Who Should Respond? A Systemic Approach to Media Education
We have identified three core problems that should concern everyone who cares about the development and well-being of America’s youth:
- How do we ensure that every child has access to the skills and experiences needed to become a full participant in the social, cultural, economic, and political future of our society?
- How do we ensure that every child has the ability to articulate his or her understanding of the way that media shapes perceptions of the world?
- How do we ensure that every child has been socialized into the emerging ethical standards that will shape their practices as media makers and as participants within online communities?
We have also identified a set of core social skills and cultural competencies that young people should acquire if they are to be full, active, creative, and ethical participants in this emerging participatory culture:
Play The capacity to experiment with the surroundings as a form of problem solving.
Performance The ability to adopt alternative identities for the purpose of improvisation and discovery.
Simulation The ability to interpret and construct dynamic models of real-world processes.
Appropriation The ability to meaningfully sample and remix media content.
Multitasking The ability to scan the environment and shift focus onto salient details.
Distributed cognition The ability to interact meaningfully with tools that expand mental capacities.
Collective intelligence The ability to pool knowledge and compare notes with others toward a common goal.
Judgment The ability to evaluate the reliability and credibility of different information sources.
Transmedia navigation The ability to follow the flow of stories and information across multiple modalities.
Networking The ability to search for, synthesize, and disseminate information.
Negotiation The ability to travel across diverse communities, discerning and respecting multiple perspectives, and grasping and following alternative norms.
Some children acquire some of these skills through their participation in the informal learning communities that surround popular culture. Some teachers incorporate some of these skills into their classroom instruction. And some after-school programs infuse some of these skills into their activities. Yet, as the above qualifications suggest, the integration of these important social skills and cultural competencies remains haphazard at best. Media education is taking place for some youths across a variety of contexts, but it is not a central part of the educational experience of all students. Our goal for this report is to encourage greater reflection and public discussion on how we might incorporate these core principles systematically across curricula and across the divide between in-school and out-of-school activities. Such a systemic approach is needed if we are to close the participation gap, confront the transparency problem, and help young people work through the ethical dilemmas they face in their everyday lives. Such a systemic approach is needed if children are to acquire the core social skills and cultural competencies needed in a modern era.
The integration of important social skills and cultural competencies remains haphazard at best. Media education is taking place for some youth across a variety of contexts, but it is not a central part of the educational experience of all students.
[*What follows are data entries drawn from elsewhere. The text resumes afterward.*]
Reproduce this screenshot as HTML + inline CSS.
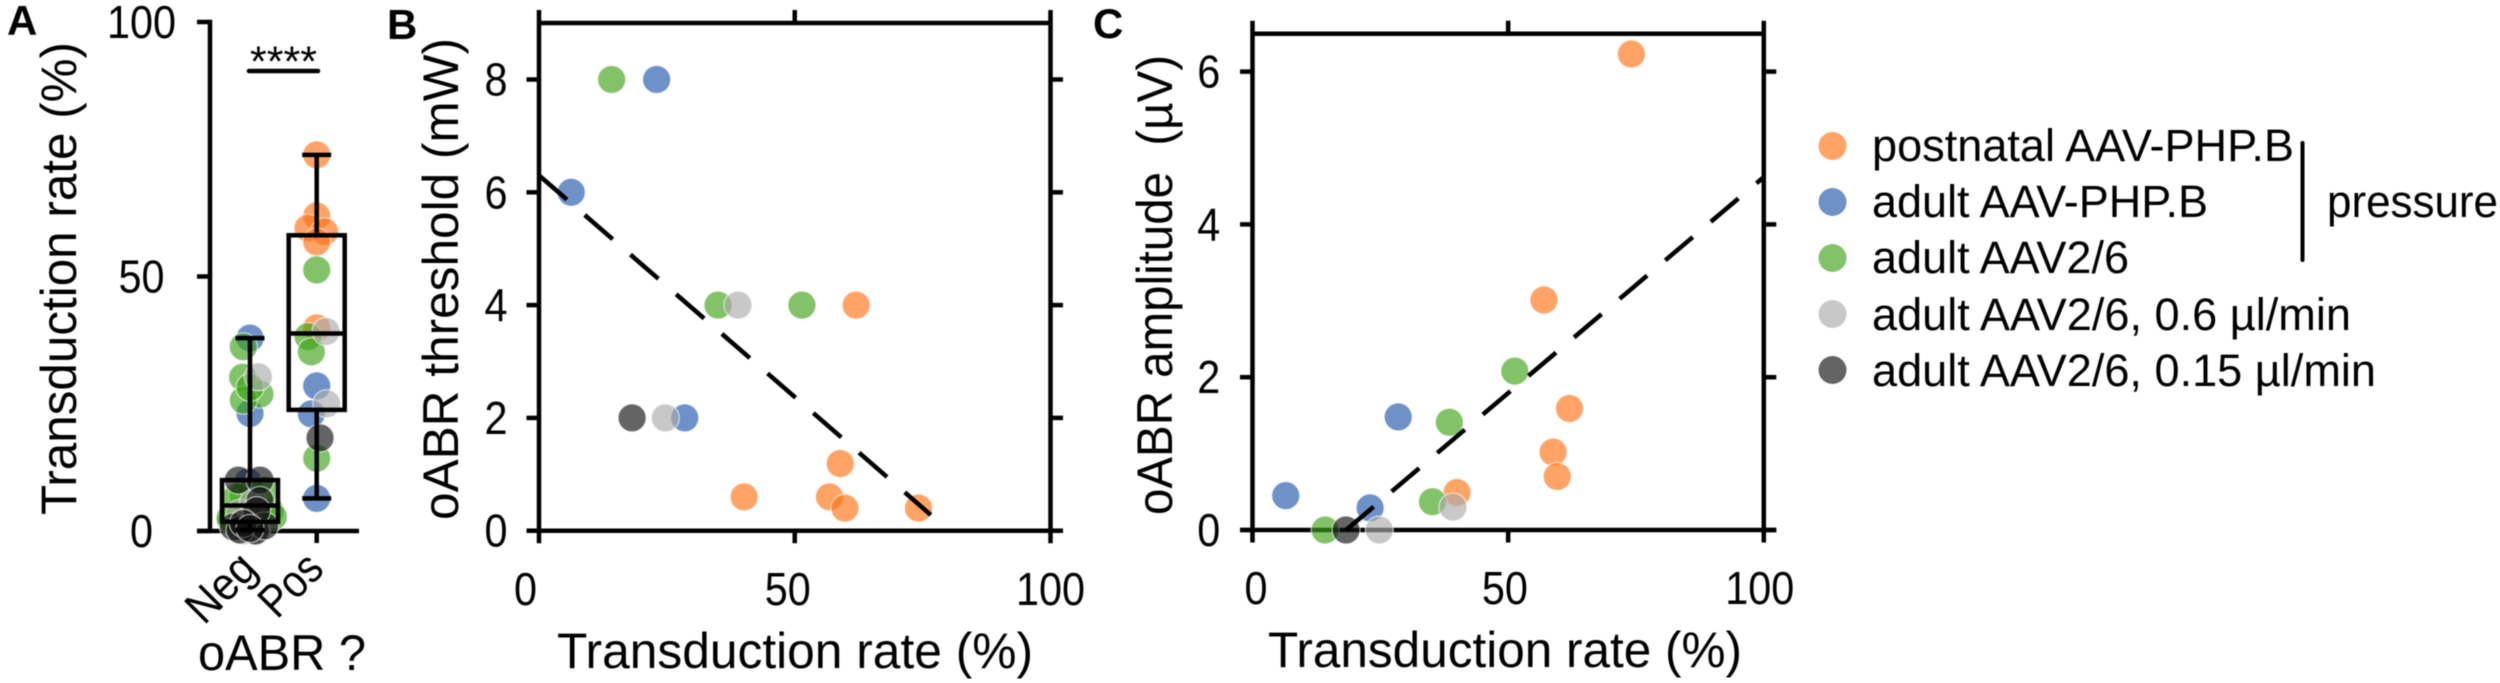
<!DOCTYPE html>
<html lang="en">
<head>
<meta charset="utf-8">
<title>Transduction rate and oABR</title>
<style>
html,body{margin:0;padding:0;background:#fff;}
svg{display:block;width:2500px;height:683px;font-family:"Liberation Sans",sans-serif;fill:#000;filter:blur(0.6px);}
</style>
</head>
<body>
<svg id="chart" xmlns="http://www.w3.org/2000/svg" width="2500" height="683" viewBox="0 0 2500 683">
  <rect width="2500" height="683" fill="#fff"/>
  <g id="panelA"></g>
  <g id="panelB"></g>
  <g id="panelC"></g>

  <text x="7" y="35" font-size="42" font-weight="bold">A</text>
  <text x="387" y="39" font-size="42" font-weight="bold">B</text>
  <text x="1093" y="38" font-size="42" font-weight="bold">C</text>

  <text transform="translate(76,515) rotate(-90)" font-size="50" textLength="473" lengthAdjust="spacingAndGlyphs">Transduction rate (%)</text>
  <text transform="translate(204,626) rotate(-45)" font-size="46" textLength="78" lengthAdjust="spacingAndGlyphs">Neg</text>
  <text transform="translate(277,620) rotate(-45)" font-size="46" textLength="69" lengthAdjust="spacingAndGlyphs">Pos</text>
  <text x="198" y="670" font-size="50" textLength="168" lengthAdjust="spacingAndGlyphs">oABR ?</text>
  <text x="250" y="76" font-size="43" textLength="67" lengthAdjust="spacingAndGlyphs">****</text>
  <line x1="249" y1="71" x2="318" y2="71" stroke="#000" stroke-width="4.5" stroke-linecap="round"/>

  <text transform="translate(458,520) rotate(-90)" font-size="50" textLength="482" lengthAdjust="spacingAndGlyphs">oABR threshold (mW)</text>
  <text x="557" y="668" font-size="50" textLength="476" lengthAdjust="spacingAndGlyphs">Transduction rate (%)</text>

  <text transform="translate(1172,515) rotate(-90)" font-size="50" textLength="460" lengthAdjust="spacingAndGlyphs" xml:space="preserve">oABR amplitude  (µV)</text>
  <text x="1268" y="667" font-size="50" textLength="474" lengthAdjust="spacingAndGlyphs">Transduction rate (%)</text>

  <g>
    <g>
      <circle cx="1832.5" cy="146" r="14" fill="#ff7216" fill-opacity=".65"/>
      <text x="1872" y="161" font-size="45" textLength="422" lengthAdjust="spacingAndGlyphs">postnatal AAV-PHP.B</text>
    </g>
    <g>
      <circle cx="1832.5" cy="202" r="14" fill="#2056ab" fill-opacity=".65"/>
      <text x="1872" y="217" font-size="45" textLength="336" lengthAdjust="spacingAndGlyphs">adult AAV-PHP.B</text>
    </g>
    <g>
      <circle cx="1832.5" cy="258" r="14" fill="#3fa319" fill-opacity=".65"/>
      <text x="1872" y="273" font-size="45" textLength="257" lengthAdjust="spacingAndGlyphs">adult AAV2/6</text>
    </g>
    <g>
      <circle cx="1832.5" cy="314" r="14" fill="#ababab" fill-opacity=".65"/>
      <text x="1872" y="330" font-size="45" textLength="479" lengthAdjust="spacingAndGlyphs">adult AAV2/6, 0.6 µl/min</text>
    </g>
    <g>
      <circle cx="1832.5" cy="370" r="14" fill="#111" fill-opacity=".65"/>
      <text x="1872" y="386" font-size="45" textLength="504" lengthAdjust="spacingAndGlyphs">adult AAV2/6, 0.15 µl/min</text>
    </g>
    <line x1="2302.5" y1="143" x2="2302.5" y2="260" stroke="#000" stroke-width="4" stroke-linecap="round"/>
    <text x="2327" y="217" font-size="45" textLength="171" lengthAdjust="spacingAndGlyphs">pressure</text>
  </g>
</svg>

<script>
// Series colours are indexed by the group values below
const groupNames = ['postnatal-php', 'adult-php', 'adult-aav26', 'aav26-06', 'aav26-015'];
const groupColors = ['#ff7216', '#2056ab', '#3fa319', '#ababab', '#111111'];

// Panel A: swarm/box
const aCategories = ['Neg', 'Pos'];
const aTicks = [0, 50, 100];

const negGroup = [
  1, 1, 1,
  2, 2, 2, 2, 2, 2, 2, 2, 2, 2,
  2, 2, 2, 2, 2, 2, 2, 2, 2,
  3, 3, 3, 3, 3,
  4, 4, 4, 4, 4, 4, 4, 4, 4, 4
];
const negJitter = [
  0, 0, -.03,
  -.05, .1, -.1, .15, -.2, .3, .05, -.28, -.1, -.11,
  .15, -.1, 0, 0, .02, .22, .35, -.3, -.2,
  .125, -.1, .1, -.15, .05,
  -.175, .15, .15, -.25, .08, .22, -.15, .1, -.1, 0
];
const negValue = [
  37.9, 23.1, 9.7,
  5, 4.5, 7, 3, 3, 4, 6, 2, 36.2, 30.2,
  26.9, 25.7, 28.2, 3.5, 7.7, 8, 2.8, 2.5, 6.7,
  30.3, 0, 0, 3.5, 5.5,
  10, 10, 6, .8, 0, 1, .2, 4, 1.5, .5
];

const posGroup = [0, 0, 0, 0, 0, 0, 2, 2, 2, 2, 1, 1, 1, 3, 3, 4];
const posJitter = [0, 0, -.13, .12, 0, 0, 0, -.13, -.08, 0, 0, -.08, 0, .14, .15, .05];
const posValue = [73.9, 61.9, 59.5, 58.8, 56.8, 39.9, 51.3, 38.2, 35.2, 14.3, 28.5, 23, 6.4, 39.2, 25, 18.3];

const boxQ1 = [1.8, 23.8];
const boxMedian = [5, 38.8];
const boxQ3 = [10, 58.1];
const whiskerLow = [0.2, 6.4];
const whiskerHigh = [37.9, 73.9];

// Panel B: threshold scatter
const bTicksX = [0, 50, 100];
const bTicksY = [0, 2, 4, 6, 8];
const bGroup = [0,0,0,0,0,0,1,1,1,2,2,2,3,3,4];
const bX = [62,58.9,40.1,56.8,59.8,74.2,23,6.3,28.5,14.2,35,51.4,38.9,24.7,18.2];
const bY = [4,1.19,.6,.6,.4,.4,8,6,2,8,4,4,4,2,2];
const bFitX = [0, 76.6];
const bFitY = [6.3, 0.28];

// Panel C: amplitude scatter
const cTicksX = [0, 50, 100];
const cTicksY = [0, 2, 4, 6];
const cGroup = [0,0,0,0,0,0,1,1,1,2,2,2,2,3,3,4];
const cX = [74.1,57,62,58.8,59.6,40,28.5,6.5,23,51.3,38.5,35.2,14.2,39.2,24.8,18.3];
const cY = [6.23,3.01,1.59,1.02,.7,.49,1.48,.45,.29,2.08,1.41,.37,0,.3,0,0];
const cFitX = [18.3, 100];
const cFitY = [0, 4.62];

const NS = 'http://www.w3.org/2000/svg';
const SW = 4.5;
function make(tag, parent, attrs) {
  const el = document.createElementNS(NS, tag);
  for (const k in attrs) el.setAttribute(k, attrs[k]);
  parent.appendChild(el);
  return el;
}
function seg(parent, x1, y1, x2, y2, name) {
  const el = make('line', parent, {x1, y1, x2, y2, stroke: '#000', 'stroke-width': SW});
  
  
  return el;
}
function tickText(parent, x, baseline, label, name) {
  const el = make('text', parent, {x, y: baseline, 'font-size': 46, 'text-anchor': 'middle', textLength: 23 * String(label).length, lengthAdjust: 'spacingAndGlyphs'});
  el.textContent = label;
  
  
  return el;
}
function dot(parent, x, y, group) {
  const el = make('circle', parent, {cx: x, cy: y, r: 14, fill: groupColors[group], 'fill-opacity': .65, stroke: '#fff', 'stroke-opacity': .65, 'stroke-width': 1.2});
  
  
  return el;
}

/* ---------- Panel A ---------- */
const panelA = document.getElementById('panelA');
const aYs = v => 531 - v * 5.09;
const aXs = c => 250 + c * 66.7;
seg(panelA, 210, 19.8, 210, 533, 'panel-a-y-axis');
seg(panelA, 197, aYs(0), 359, aYs(0), 'panel-a-x-axis');
aTicks.forEach(t => {
  seg(panelA, 197, aYs(t), 210, aYs(t), 'panel-a-y-tick');
  tickText(panelA, 141.5, aYs(t) + 16, t, 'panel-a-y-tick-label');
});
aCategories.forEach((c, i) => {
  seg(panelA, aXs(i), aYs(0), aXs(i), 543, 'panel-a-x-tick-' + c.toLowerCase());
});
negValue.forEach((v, i) => {
  dot(panelA, aXs(0 + negJitter[i]), aYs(v), negGroup[i]);
});
posValue.forEach((v, i) => {
  dot(panelA, aXs(1 + posJitter[i]), aYs(v), posGroup[i]);
});
aCategories.forEach((c, i) => {
  const n = c.toLowerCase();
  const x = aXs(i);
  seg(panelA, x, aYs(whiskerHigh[i]), x, aYs(boxQ3[i]), 'whisker-top-' + n);
  seg(panelA, x, aYs(boxQ1[i]), x, aYs(whiskerLow[i]), 'whisker-bottom-' + n);
  seg(panelA, x - 14.5, aYs(whiskerHigh[i]), x + 14.5, aYs(whiskerHigh[i]), 'whisker-cap-top-' + n);
  seg(panelA, x - 14.5, aYs(whiskerLow[i]), x + 14.5, aYs(whiskerLow[i]), 'whisker-cap-bottom-' + n);
  const box = make('rect', panelA, {x: x - 28, y: aYs(boxQ3[i]), width: 56, height: aYs(boxQ1[i]) - aYs(boxQ3[i]), fill: 'none', stroke: '#000', 'stroke-width': SW});
  
  
  seg(panelA, x - 28, aYs(boxMedian[i]), x + 28, aYs(boxMedian[i]), 'median-' + n);
});

/* ---------- Scatter panels ---------- */
function scatter(parent, key, f) {
  const xs = v => f.x0 + v * f.kx;
  const ys = v => f.y0 - v * f.ky;
  const L = xs(0), R = xs(100), T = f.top, B = ys(0);
  seg(parent, L, T - 13, L, B + 12.5, key + '-left-spine');
  seg(parent, R, T - 13, R, B + 12.5, key + '-right-spine');
  seg(parent, L - 2, T, R + 2, T, key + '-top-spine');
  seg(parent, L - 12.5, B, R + 12.5, B, key + '-bottom-spine');
  f.ticksY.forEach(t => {
    seg(parent, L - 12.5, ys(t), L, ys(t), key + '-y-tick');
    seg(parent, R, ys(t), R + 12.5, ys(t), key + '-right-tick');
    tickText(parent, f.yLabelX, ys(t) + 16, t, key + '-y-tick-label');
  });
  f.ticksX.forEach((t, i) => {
    if (t === 50) seg(parent, xs(t), T - 13, xs(t), T, key + '-top-tick');
    if (t === 50) seg(parent, xs(t), B, xs(t), B + 12.5, key + '-x-tick');
    tickText(parent, xs(t) + f.xLabelShift[i], f.xLabelBase, t, key + '-x-tick-label');
  });
  f.vx.forEach((v, i) => {
    dot(parent, xs(v), ys(f.vy[i]), f.group[i]);
  });
  const fit = make('line', parent, {x1: xs(f.fitX[0]), y1: ys(f.fitY[0]), x2: xs(f.fitX[1]), y2: ys(f.fitY[1]), stroke: '#000', 'stroke-width': SW, 'stroke-dasharray': f.dash});
  
  
}

const panelB = document.getElementById('panelB');
scatter(panelB, 'panel-b', {x0: 539, kx: 5.115, y0: 530.7, ky: 56.4, top: 23, ticksX: bTicksX, ticksY: bTicksY, yLabelX: 496, xLabelShift: [-13.5, -7, 0], xLabelBase: 605, vx: bX, vy: bY, group: bGroup, fitX: bFitX, fitY: bFitY, dash: '37 23.5'});

const panelC = document.getElementById('panelC');
scatter(panelC, 'panel-c', {x0: 1252.5, kx: 5.113, y0: 530, ky: 76.4, top: 33.7, ticksX: cTicksX, ticksY: cTicksY, yLabelX: 1208.7, xLabelShift: [3.5, -3.3, -4], xLabelBase: 604, vx: cX, vy: cY, group: cGroup, fitX: cFitX, fitY: cFitY, dash: '36 23.7'});
</script>
</body>
</html>
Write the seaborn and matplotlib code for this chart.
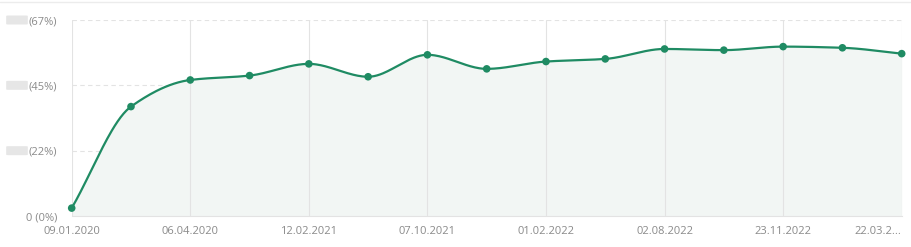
import numpy as np
import pandas as pd
import matplotlib
matplotlib.use("Agg")
import matplotlib.pyplot as plt
import seaborn as sns
from matplotlib.patches import FancyBboxPatch
from matplotlib.lines import Line2D

# ---- data ----
point_index = list(range(15))
share_pct = [2.7, 37.4, 46.5, 48.0, 52.0, 47.6, 55.1, 50.3, 52.8, 53.7,
             57.1, 56.7, 57.9, 57.5, 55.5]
tick_positions = [0, 2, 4, 6, 8, 10, 12, 14]
tick_labels = ["09.01.2020", "06.04.2020", "12.02.2021", "07.10.2021",
               "01.02.2022", "02.08.2022", "23.11.2022", "22.03.2..."]
y_ticks = [0, 67 / 3, 2 * 67 / 3, 67]
y_tick_labels = ["0 (0%)", "(22%)", "(45%)", "(67%)"]

LINE = "#1f8b63"
FILL = "#f2f6f4"
GRID = "#e3e3e3"
TXT = "#8a8a8a"

df = pd.DataFrame({"idx": point_index, "pct": share_pct})


def monotone_curve(x, y, n=40):
    x = np.asarray(x, float)
    y = np.asarray(y, float)
    h = np.diff(x)
    d = np.diff(y) / h
    m = np.zeros_like(y)
    m[0], m[-1] = d[0], d[-1]
    for i in range(1, len(y) - 1):
        if d[i - 1] * d[i] <= 0:
            m[i] = 0.0
        else:
            w1 = 2 * h[i] + h[i - 1]
            w2 = h[i] + 2 * h[i - 1]
            m[i] = (w1 + w2) / (w1 / d[i - 1] + w2 / d[i])
    xs, ys = [], []
    for i in range(len(x) - 1):
        t = np.linspace(0, 1, n, endpoint=(i == len(x) - 2))
        h00 = 2 * t**3 - 3 * t**2 + 1
        h10 = t**3 - 2 * t**2 + t
        h01 = -2 * t**3 + 3 * t**2
        h11 = t**3 - t**2
        xs.append(x[i] + t * h[i])
        ys.append(h00 * y[i] + h10 * h[i] * m[i] + h01 * y[i + 1] + h11 * h[i] * m[i + 1])
    return np.concatenate(xs), np.concatenate(ys)


sns.set_theme(style="white")
plt.rcParams["font.family"] = ["Open Sans", "DejaVu Sans"]

fig = plt.figure(figsize=(9.11, 2.47), dpi=100)
ax = fig.add_axes([71.7 / 911, 1 - 216 / 247, (901.7 - 71.7) / 911, (216 - 20) / 247])

cx, cy = monotone_curve(df["idx"], df["pct"])
ax.fill_between(cx, 0, cy, color=FILL, zorder=1, linewidth=0)
smooth = pd.DataFrame({"idx": cx, "pct": cy})
sns.lineplot(data=smooth, x="idx", y="pct", ax=ax, color=LINE, linewidth=1.6,
             zorder=4, sort=False)
sns.scatterplot(data=df, x="idx", y="pct", ax=ax, color=LINE, s=30,
                edgecolor="none", zorder=5, clip_on=False)

ax.set_xlim(0, 14)
ax.set_ylim(0, 67)

# grid
for yv in y_ticks[1:]:
    ax.axhline(yv, color=GRID, linewidth=0.8, linestyle=(0, (4, 3)), zorder=0)
for xv in tick_positions:
    ax.axvline(xv, color=GRID, linewidth=0.8, zorder=2)

for s in ["top", "right", "left"]:
    ax.spines[s].set_visible(False)
ax.spines["bottom"].set_color(GRID)
ax.spines["bottom"].set_linewidth(0.8)

ax.set_xticks(tick_positions)
ax.set_xticklabels(tick_labels)
ax.set_yticks(y_ticks)
ax.set_yticklabels(y_tick_labels)
ax.tick_params(axis="both", length=0, colors=TXT, labelsize=8)
ax.tick_params(axis="x", pad=7)
ax.tick_params(axis="y", pad=10.5)
ax.get_xticklabels()[-1].set_horizontalalignment("right")
ax.set_xlabel("")
ax.set_ylabel("")

# blurred numbers in front of percentages
for yv in y_ticks[1:]:
    yfig = (1 - 216 / 247) + yv / 67 * (196 / 247)
    fig.add_artist(FancyBboxPatch((8 / 911, yfig - 4 / 247), 18 / 911, 8 / 247,
                                  boxstyle="round,pad=0.002", transform=fig.transFigure,
                                  facecolor="#e6e6e6", edgecolor="none"))

# top border
fig.add_artist(Line2D([0, 1], [1 - 2 / 247, 1 - 2 / 247], transform=fig.transFigure,
                      color="#ececec", linewidth=1))

fig.savefig("out.png", dpi=100)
In the above descriptions of core social skills and cultural competencies, we have spotlighted a range of existing classroom practices that help children become fuller participants in the new media landscape: the use of educational simulations, alternative and augmented reality games, Webquests, production activities, blogs and wikis, and deliberation exercises. Such exercises involve actively applying new techniques of knowledge production and community participation to the existing range of academic subjects in the established school curriculum. We have seen how history classes are making use of educational games, how science classes are teaching youths to evaluate and construct simulations, how literature classes are embracing role-play and appropriation, how math classes might explore the value of distributed cognition, and how foreign language classes are bridging cultural differences via networking. As these examples suggest, many individual schools and educators are experimenting with new media technologies and the processes of collaboration, networking, appropriation, participation, and expression that they enable. Real-world inquiries require students to search out information, interview experts, connect with other students around the world, generate and share multimedia, assess digital documents, write for authentic audiences, and otherwise exploit the resources of the new participatory culture.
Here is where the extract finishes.